Meta's Ray-Ban smart glasses has technology allowing it to livestream on Instagram and Facebook.

I-XRAY then makes use of facial recognition technology to match the person being recorded to their images across the internet. It then goes a step further, using artificial intelligence models to scour through vast databases for addresses and other information.

Meta first released smart glasses in 2021, but the recent Ray-Bans, which are on sale for £300, comes with a built-in camera which is invisible to the naked eye, except for a LED light that flickers when it starts recording.

Nguyen and Ardayfio chose to use them because they looked “almost indistinguishable from regular glasses.” 

Nguyen also stresses that they can achieve similar results with a smartphone camera too.

"We don't want this to be a commentary on smart glasses - this project could have been done with a phone camera," he added.
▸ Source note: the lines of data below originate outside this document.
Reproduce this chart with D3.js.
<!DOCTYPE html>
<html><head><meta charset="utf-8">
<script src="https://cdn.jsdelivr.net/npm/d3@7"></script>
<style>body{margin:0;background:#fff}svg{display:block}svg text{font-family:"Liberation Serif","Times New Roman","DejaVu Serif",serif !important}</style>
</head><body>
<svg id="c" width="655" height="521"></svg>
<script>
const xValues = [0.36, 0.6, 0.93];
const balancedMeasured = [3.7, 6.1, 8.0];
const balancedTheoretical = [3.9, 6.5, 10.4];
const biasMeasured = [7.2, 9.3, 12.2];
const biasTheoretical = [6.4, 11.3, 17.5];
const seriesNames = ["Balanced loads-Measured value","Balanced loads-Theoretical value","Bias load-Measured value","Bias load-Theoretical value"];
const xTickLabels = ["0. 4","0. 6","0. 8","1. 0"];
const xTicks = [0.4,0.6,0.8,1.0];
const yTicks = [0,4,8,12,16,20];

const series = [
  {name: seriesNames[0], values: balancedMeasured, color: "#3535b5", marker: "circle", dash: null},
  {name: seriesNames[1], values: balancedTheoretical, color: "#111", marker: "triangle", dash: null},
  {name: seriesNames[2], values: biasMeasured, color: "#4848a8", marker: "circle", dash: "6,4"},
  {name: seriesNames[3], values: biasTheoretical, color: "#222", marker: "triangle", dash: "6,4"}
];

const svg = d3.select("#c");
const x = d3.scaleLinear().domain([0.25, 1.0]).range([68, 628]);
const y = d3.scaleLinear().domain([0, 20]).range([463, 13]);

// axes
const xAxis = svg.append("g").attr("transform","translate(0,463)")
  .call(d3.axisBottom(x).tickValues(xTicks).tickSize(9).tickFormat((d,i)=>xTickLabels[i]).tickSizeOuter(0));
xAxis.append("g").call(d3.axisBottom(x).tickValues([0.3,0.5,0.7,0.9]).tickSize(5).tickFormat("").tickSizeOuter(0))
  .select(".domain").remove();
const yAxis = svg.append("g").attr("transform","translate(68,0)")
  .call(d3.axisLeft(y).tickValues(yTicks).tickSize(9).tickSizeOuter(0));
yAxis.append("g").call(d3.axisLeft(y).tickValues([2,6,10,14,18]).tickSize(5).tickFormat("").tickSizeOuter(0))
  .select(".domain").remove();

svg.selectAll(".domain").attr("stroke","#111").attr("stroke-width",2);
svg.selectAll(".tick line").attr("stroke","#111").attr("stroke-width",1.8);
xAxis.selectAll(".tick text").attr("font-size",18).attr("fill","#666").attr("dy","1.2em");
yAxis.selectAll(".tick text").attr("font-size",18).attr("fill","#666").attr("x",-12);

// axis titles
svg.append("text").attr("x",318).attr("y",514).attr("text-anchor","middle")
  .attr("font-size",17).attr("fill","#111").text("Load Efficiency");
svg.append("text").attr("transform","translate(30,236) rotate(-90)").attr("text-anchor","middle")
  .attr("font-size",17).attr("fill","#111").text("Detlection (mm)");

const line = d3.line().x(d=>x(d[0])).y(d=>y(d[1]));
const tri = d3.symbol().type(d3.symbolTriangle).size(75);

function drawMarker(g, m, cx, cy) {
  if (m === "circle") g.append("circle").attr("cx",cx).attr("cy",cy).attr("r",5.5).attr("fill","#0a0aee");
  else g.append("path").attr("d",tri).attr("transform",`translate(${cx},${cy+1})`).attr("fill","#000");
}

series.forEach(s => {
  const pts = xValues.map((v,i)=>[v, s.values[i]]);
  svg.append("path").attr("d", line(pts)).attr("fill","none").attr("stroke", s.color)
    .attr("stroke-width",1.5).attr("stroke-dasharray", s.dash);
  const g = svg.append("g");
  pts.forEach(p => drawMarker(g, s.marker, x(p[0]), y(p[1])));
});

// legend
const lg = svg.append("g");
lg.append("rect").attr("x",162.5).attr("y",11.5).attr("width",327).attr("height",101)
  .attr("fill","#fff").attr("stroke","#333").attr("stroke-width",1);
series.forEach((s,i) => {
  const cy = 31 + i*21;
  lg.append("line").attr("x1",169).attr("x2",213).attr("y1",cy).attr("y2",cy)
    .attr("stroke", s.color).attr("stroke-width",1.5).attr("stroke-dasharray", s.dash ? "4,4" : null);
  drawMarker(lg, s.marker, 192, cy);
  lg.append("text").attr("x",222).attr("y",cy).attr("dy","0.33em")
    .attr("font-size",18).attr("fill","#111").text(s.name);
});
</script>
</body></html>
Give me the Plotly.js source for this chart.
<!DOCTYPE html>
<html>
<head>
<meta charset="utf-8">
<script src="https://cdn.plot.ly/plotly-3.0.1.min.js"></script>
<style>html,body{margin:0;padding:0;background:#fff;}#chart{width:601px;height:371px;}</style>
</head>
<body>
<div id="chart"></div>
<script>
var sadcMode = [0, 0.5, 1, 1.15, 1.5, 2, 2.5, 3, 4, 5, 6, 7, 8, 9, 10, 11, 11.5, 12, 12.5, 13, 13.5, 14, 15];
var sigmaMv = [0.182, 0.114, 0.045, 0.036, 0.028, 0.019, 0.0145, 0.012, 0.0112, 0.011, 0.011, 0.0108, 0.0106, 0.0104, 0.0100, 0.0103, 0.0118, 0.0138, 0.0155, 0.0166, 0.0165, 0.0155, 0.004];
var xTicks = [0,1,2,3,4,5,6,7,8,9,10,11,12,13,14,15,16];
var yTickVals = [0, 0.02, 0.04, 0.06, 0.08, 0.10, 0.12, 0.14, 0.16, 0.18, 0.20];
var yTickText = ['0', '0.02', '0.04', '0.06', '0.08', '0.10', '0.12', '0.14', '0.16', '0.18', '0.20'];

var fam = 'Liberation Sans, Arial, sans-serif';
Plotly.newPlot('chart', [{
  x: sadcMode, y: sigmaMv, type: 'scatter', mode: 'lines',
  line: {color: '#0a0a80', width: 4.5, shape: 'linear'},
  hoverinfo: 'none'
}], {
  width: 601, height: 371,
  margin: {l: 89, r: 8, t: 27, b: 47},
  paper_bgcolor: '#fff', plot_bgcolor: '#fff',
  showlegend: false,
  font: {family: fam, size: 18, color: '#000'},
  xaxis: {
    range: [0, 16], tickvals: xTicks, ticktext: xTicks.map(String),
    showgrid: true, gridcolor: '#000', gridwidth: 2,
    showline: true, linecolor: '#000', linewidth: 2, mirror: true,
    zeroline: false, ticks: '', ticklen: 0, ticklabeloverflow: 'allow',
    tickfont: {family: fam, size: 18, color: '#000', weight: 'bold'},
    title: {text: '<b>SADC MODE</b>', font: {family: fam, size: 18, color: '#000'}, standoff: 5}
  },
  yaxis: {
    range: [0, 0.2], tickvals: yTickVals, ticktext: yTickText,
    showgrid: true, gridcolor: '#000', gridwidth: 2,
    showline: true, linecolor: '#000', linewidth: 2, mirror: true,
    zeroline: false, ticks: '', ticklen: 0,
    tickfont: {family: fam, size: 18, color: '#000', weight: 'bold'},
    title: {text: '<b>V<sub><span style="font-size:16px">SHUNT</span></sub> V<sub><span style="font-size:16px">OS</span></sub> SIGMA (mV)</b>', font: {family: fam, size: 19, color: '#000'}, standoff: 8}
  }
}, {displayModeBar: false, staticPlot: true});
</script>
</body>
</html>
"While a lot of people thought the project was interesting, some had clear concerns that this could be used by bad actors."

In an online document outlining the project, Nguyen and Ardayfio provide methods people can use to protect themselves online.

"We're mostly engineers and build a lot of projects for fun," they say.

In its privacy policy, Meta cautions users to "stop recording if anyone expresses that they would rather opt-out" and to turn them off "in sensitive spaces".

ITV News has contacted Meta for comment.